Blair Alston Mercer Tindall (February 2, 1960 – April 12, 2023) was an American oboist, performer, producer, speaker, and journalist. After spending years as a classical musician, she wrote the 2005 memoir Mozart in the Jungle: Sex, Drugs, and Classical Music, which was later adapted into a television series.

==Early life and education==
Tindall was born in Chapel Hill, North Carolina, to historian George Brown Tindall and Blossom Tindall. She started playing the piano at an early age and switched to oboe when joining the junior high school band; because of her surname's place in alphabetical order, she was the last person able to choose an instrument, and the only one available was the oboe. She completed high school at the North Carolina School of the Arts, received bachelor's and master's degrees from the Manhattan School of Music, and a masters in communication from Stanford University, which she attended on a full tuition fellowship.

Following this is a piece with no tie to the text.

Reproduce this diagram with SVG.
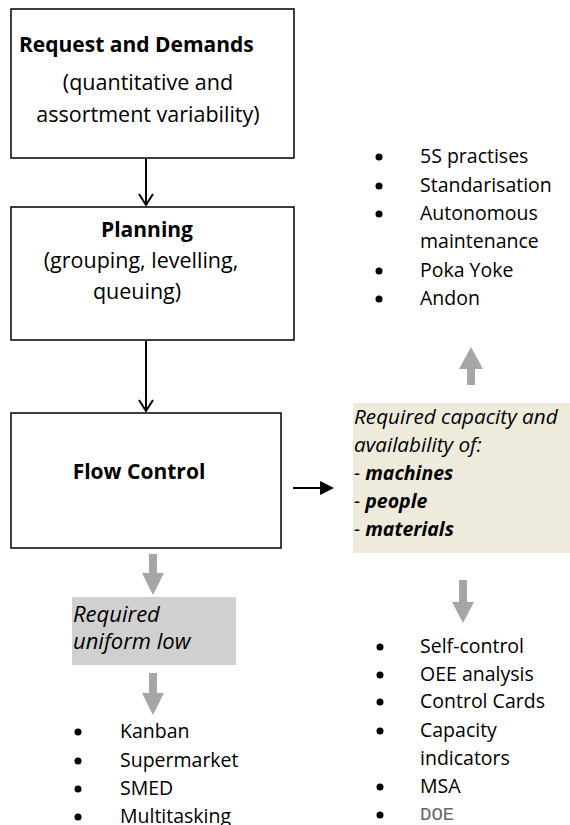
<svg xmlns="http://www.w3.org/2000/svg" width="570" height="825" viewBox="0 0 570 825">
<style>
.box{fill:#fff;stroke:#000;stroke-width:1.5}
.t{font-family:"Open Sans","Noto Sans",sans-serif;font-size:19.5px;fill:#000}
.bt{font-size:21.5px}
.bb{font-size:21px}
.bg{font-size:20.7px}
.gl{font-size:22px}
.b{font-weight:bold}
.i{font-style:italic}
.c{text-anchor:middle}
.ln{stroke:#000;stroke-width:2;fill:none}
.ga{fill:#A6A6A6}
.dot{fill:#000}
</style>
<rect width="570" height="825" fill="#fff"/>
<g id="request">
<rect class="box" x="11" y="9" width="283" height="149"/>
<text class="t b bb" x="19" y="52">Request and Demands</text>
<text class="t bt c" x="148" y="90">(quantitative and</text>
<text class="t bt c" x="148" y="122">assortment variability)</text>
</g>
<g id="planning">
<rect class="box" x="11" y="207" width="283" height="133"/>
<text class="t b bb c" x="147" y="237">Planning</text>
<text class="t bt c" x="141" y="268">(grouping, levelling,</text>
<text class="t bt c" x="137" y="299">queuing)</text>
</g>
<g id="flow">
<rect class="box" x="11" y="413" width="270" height="135"/>
<text class="t b bb c" x="139" y="479">Flow Control</text>
</g>
<g id="capacity">
<rect x="353" y="403" width="217" height="150" fill="#EEEBDD"/>
<text class="t i bg" x="354" y="424">Required capacity and</text>
<text class="t i bg" x="354" y="452">availability of:</text>
<text class="t i" x="354" y="480">- <tspan class="b">machines</tspan></text>
<text class="t i" x="354" y="508">- <tspan class="b">people</tspan></text>
<text class="t i" x="354" y="536">- <tspan class="b">materials</tspan></text>
</g>
<g id="uniform">
<rect x="72" y="597" width="164" height="68" fill="#D0D0D0"/>
<text class="t i gl" x="73" y="622">Required</text>
<text class="t i gl" x="73" y="649">uniform low</text>
</g>
<g id="list-top">
<circle class="dot" cx="379" cy="157" r="3.5"/>
<text class="t" x="420" y="163">5S  practises</text>
<circle class="dot" cx="379" cy="186" r="3.5"/>
<text class="t" x="420" y="192">Standarisation</text>
<circle class="dot" cx="379" cy="214" r="3.5"/>
<text class="t" x="420" y="220">Autonomous</text>
<text class="t" x="420" y="248">maintenance</text>
<circle class="dot" cx="379" cy="271" r="3.5"/>
<text class="t" x="420" y="277">Poka Yoke</text>
<circle class="dot" cx="379" cy="299" r="3.5"/>
<text class="t" x="420" y="305">Andon</text>
</g>
<g id="list-right">
<circle class="dot" cx="380" cy="647" r="3.5"/>
<text class="t" x="420" y="653">Self-control</text>
<circle class="dot" cx="380" cy="675" r="3.5"/>
<text class="t" x="420" y="681">OEE analysis</text>
<circle class="dot" cx="380" cy="702" r="3.5"/>
<text class="t" x="420" y="708">Control Cards</text>
<circle class="dot" cx="380" cy="731" r="3.5"/>
<text class="t" x="420" y="737">Capacity</text>
<text class="t" x="420" y="765">indicators</text>
<circle class="dot" cx="380" cy="787" r="3.5"/>
<text class="t" x="420" y="793">MSA</text>
<circle class="dot" cx="380" cy="815" r="3.5"/>
<text x="420" y="820" font-family="'Liberation Mono',monospace" font-size="19px" fill="#666">DOE</text>
</g>
<g id="list-left">
<circle class="dot" cx="78" cy="732" r="3.5"/>
<text class="t" x="120" y="738">Kanban</text>
<circle class="dot" cx="78" cy="761" r="3.5"/>
<text class="t" x="120" y="767">Supermarket</text>
<circle class="dot" cx="78" cy="789" r="3.5"/>
<text class="t" x="120" y="795">SMED</text>
<circle class="dot" cx="78" cy="817" r="3.5"/>
<text class="t" x="120" y="823">Multitasking</text>
</g>
<g id="connectors">
<line class="ln" x1="146" y1="159" x2="146" y2="205"/>
<polyline class="ln" points="139,194 146,205 153,194"/>
<line class="ln" x1="146" y1="341" x2="146" y2="411"/>
<polyline class="ln" points="139,400 146,411 153,400"/>
<line class="ln" x1="293" y1="488" x2="322" y2="488"/>
<polygon fill="#000" points="320,481 334,488 320,495"/>
<polygon class="ga" points="471,347 483,369 475,369 475,385 467,385 467,369 459,369"/>
<polygon class="ga" points="149,554 157,554 157,573 164,573 153,595 142,573 149,573"/>
<polygon class="ga" points="149,673 157,673 157,693 164,693 153,715 142,693 149,693"/>
<polygon class="ga" points="459,580 467,580 467,602 474,602 463,623 452,602 459,602"/>
</g>
</svg>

She also attended Columbia University.

==Career==
Tindall spent 23 years as a professional musician in New York City, playing with such groups as the New York Philharmonic, Orpheus Chamber Orchestra, and the Orchestra of St. Luke's, presenting a critically acclaimed solo debut at Carnegie Recital Hall, and earning a jazz Grammy nomination. She also performed on many film soundtracks, including those of the movies Malcolm X, for which she was lauded in CD Review Magazine, Crooklyn, and Twilight. She has also performed with Rolling Stones drummer Charlie Watts at the Blue Note Jazz Club.

Tindall taught journalism at Stanford and music at the University of California, Berkeley and Mills College. She has also received residencies at the MacDowell Colony, Kimmel Harding Nelson Center for the Arts, and the Ucross Foundation.

While studying at Stanford, Tindall supported herself by performing with the San Francisco Symphony and as a soloist with the San Francisco Contemporary Music Players. During this time, she was also a staff business reporter at the Examiner (Hearst) and critic-at-large for the Contra Costa Times in Walnut Creek. She went on to write for The New York Times, Agence France-Presse, the Los Angeles Times, Sierra, The Sydney Morning Herald, and the International Herald Tribune.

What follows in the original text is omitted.